In advanced oil extraction, he worked on both short-term projects with a purely corporate team, as well as on long-term university research collaborations with 2-5 year horizons. He was constantly on the lookout for low-hanging fruit in the form of process efficiencies, while scanning higher branches for novel extraction techniques. He recalled working on the potentially catastrophic problem of paraffinic wax accumulating in pipelines when pumping warm, subsea oil up through the North Sea to an oil platform. These problems entailed very high financial and operational stakes.
“If you screw up, you’ve just built the world’s most expensive candle using tens of millions of dollars of infrastructure.”
He can’t think of anyone else in R&D at PepsiCo who came from the petroleum industry. Does his somewhat unique background give him an edge? Yes and no, he said.
“Coming from a different industry, and having that experience along with my educational background, helps me add to the diversity of the group when I am working on projects.”
In the petroleum industry, the technology itself was the focus because his customers are other technical people.

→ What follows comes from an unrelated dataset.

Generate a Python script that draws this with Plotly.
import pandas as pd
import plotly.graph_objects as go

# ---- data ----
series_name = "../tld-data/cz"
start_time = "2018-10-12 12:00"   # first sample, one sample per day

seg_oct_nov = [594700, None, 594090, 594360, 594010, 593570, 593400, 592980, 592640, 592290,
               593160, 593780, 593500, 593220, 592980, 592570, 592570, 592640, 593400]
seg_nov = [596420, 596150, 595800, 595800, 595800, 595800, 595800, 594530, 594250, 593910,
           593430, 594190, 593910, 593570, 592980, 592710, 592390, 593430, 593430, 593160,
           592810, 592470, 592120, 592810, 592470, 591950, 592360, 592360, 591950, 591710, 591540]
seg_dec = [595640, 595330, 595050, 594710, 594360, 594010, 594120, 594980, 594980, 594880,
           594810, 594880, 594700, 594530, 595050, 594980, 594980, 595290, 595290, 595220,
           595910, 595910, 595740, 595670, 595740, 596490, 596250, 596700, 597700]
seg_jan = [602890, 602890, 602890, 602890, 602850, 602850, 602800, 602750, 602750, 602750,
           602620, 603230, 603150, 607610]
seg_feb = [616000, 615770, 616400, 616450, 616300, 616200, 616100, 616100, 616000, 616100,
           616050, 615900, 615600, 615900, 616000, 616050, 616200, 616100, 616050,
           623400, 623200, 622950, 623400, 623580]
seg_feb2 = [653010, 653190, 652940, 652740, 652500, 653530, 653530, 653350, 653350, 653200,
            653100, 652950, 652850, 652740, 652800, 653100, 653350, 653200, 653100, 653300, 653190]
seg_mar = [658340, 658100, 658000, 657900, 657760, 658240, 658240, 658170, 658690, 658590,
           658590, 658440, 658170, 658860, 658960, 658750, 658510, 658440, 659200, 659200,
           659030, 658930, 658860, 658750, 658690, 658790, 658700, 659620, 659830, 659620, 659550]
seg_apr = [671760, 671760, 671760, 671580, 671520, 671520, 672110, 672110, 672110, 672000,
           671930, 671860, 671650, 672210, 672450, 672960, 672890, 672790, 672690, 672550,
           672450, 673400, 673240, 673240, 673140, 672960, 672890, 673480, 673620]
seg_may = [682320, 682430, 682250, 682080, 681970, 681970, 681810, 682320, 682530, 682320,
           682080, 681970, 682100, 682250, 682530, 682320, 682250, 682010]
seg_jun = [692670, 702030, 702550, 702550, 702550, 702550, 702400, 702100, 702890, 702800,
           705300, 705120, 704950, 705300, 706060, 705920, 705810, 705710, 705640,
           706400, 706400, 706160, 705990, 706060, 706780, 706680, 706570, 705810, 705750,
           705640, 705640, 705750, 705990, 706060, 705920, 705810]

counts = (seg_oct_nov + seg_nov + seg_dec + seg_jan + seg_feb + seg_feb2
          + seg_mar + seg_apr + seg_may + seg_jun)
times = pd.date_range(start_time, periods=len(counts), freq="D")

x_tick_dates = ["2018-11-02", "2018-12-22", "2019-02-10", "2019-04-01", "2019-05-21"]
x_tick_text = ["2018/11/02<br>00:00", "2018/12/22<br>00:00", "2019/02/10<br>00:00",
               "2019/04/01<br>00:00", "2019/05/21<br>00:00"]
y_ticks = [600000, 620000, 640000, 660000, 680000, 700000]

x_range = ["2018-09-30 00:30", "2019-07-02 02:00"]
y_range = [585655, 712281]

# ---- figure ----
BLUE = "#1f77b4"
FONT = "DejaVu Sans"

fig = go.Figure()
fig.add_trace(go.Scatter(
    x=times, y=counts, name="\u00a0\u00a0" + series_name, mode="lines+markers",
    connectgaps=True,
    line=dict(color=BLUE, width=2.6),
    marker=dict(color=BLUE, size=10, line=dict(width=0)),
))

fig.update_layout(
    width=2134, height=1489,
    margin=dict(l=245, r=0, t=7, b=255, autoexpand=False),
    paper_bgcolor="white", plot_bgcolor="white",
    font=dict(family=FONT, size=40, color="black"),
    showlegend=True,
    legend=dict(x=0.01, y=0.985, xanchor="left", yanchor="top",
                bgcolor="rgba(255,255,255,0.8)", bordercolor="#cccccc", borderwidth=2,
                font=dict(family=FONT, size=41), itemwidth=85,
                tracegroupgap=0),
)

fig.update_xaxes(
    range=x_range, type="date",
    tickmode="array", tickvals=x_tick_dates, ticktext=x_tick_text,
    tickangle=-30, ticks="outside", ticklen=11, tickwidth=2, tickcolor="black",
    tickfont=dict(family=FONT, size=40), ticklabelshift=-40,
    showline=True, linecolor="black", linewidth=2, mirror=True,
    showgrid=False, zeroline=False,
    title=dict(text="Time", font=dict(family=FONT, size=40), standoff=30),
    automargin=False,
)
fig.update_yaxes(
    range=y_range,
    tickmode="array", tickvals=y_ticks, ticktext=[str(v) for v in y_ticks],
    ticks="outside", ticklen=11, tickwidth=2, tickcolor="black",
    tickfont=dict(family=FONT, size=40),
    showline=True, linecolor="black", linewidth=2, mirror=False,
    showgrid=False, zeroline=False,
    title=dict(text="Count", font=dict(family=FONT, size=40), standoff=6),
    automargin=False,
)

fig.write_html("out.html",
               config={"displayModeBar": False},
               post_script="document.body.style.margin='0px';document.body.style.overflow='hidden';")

The food industry is the opposite. He quickly learned that it didn’t matter how brilliant a technical solution was; all consumers care about is whether the product will serve a need. Understanding consumer behavior and desire presented a completely new angle on what problems to solve, with whole new commercial constraints to prioritize for innovation.

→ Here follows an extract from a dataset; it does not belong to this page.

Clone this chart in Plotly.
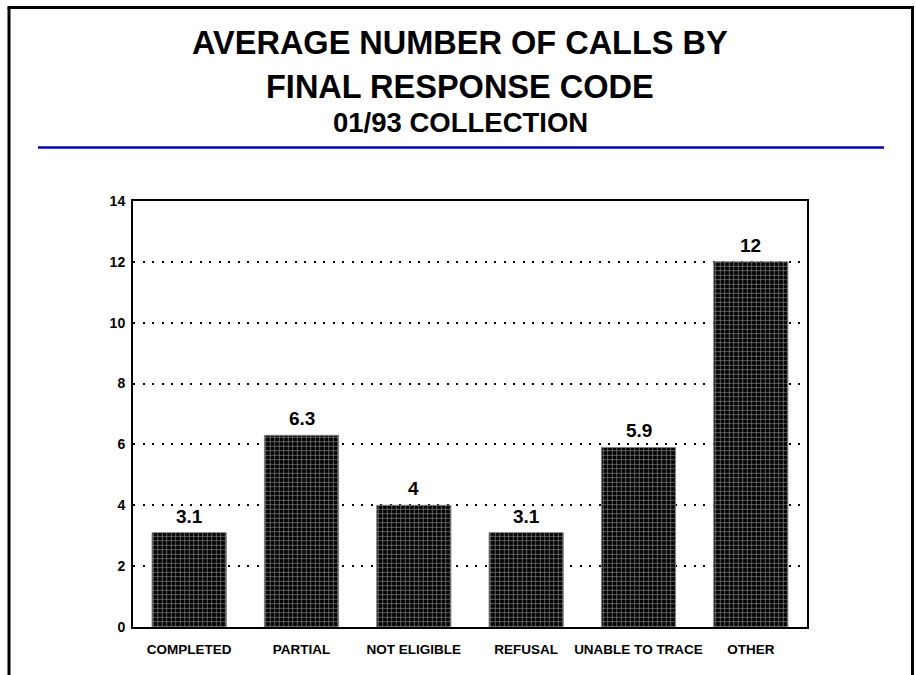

“My first year or so, when I transitioned from petroleum to food, I was thinking purely as an engineer and I was bringing consistently just my engineering hat to work. I was used to speaking with other experts and focusing on the merits of the technology to sell them on it. Then I realized someone would only buy a new food innovation because they enjoy it, not because it is derived from a really cool technology.”
What do consumers really want? This is the million-dollar question. Consumer behavior frequently belies customers’ stated desires. Understanding those desires is vital but—be it smart phones or electric cars or food—is not such a simple thing to grasp when consumers often don’t know themselves what they really want. At least, not until it’s shown to them.
Chris favors the restaurant analogy. He sits down for dinner certain he’d order fish. But the calamari looks good, too. He scans the menu, and then he orders the T-bone he’d really wanted all along but only realized upon scanning the menu. For him, an engineer, this riddle of human psychology is an endless source of fascination. PepsiCo and their insights team have developed a number of tools to help their R&D leaders connect with and understand their customers.
“If people really knew what they wanted, our job would be much easier, but maybe less fun and rewarding,” he said.
The ability to think differently is an advantage. As much as he initially struggled to get his head around the consumer focus and constraints of food R&D, Chris’s unique background added valuable perspective to PepsiCo. And diversity, he stressed, is a priceless feature for a successful R&D team.
“I have actively recruited people to PepsiCo with very different backgrounds beyond food. Having a diversity of skill sets and, maybe more importantly, a diversity of experience and thought processes, can really help push us beyond group think. When you’re trying to innovate and you are not challenged by people who think differently and have different experience, technical and otherwise, it is very difficult to come up with a different and inventive solution.”
He laughs when asked how R&D skills in oil fields transition to nutritious snacks.
“Engineering principles, whether applied to the food industry or the oil industry, are really not that different. As far as an engineer is concerned, the basic science doesn’t change, it’s just how you leverage it to solve important problems.”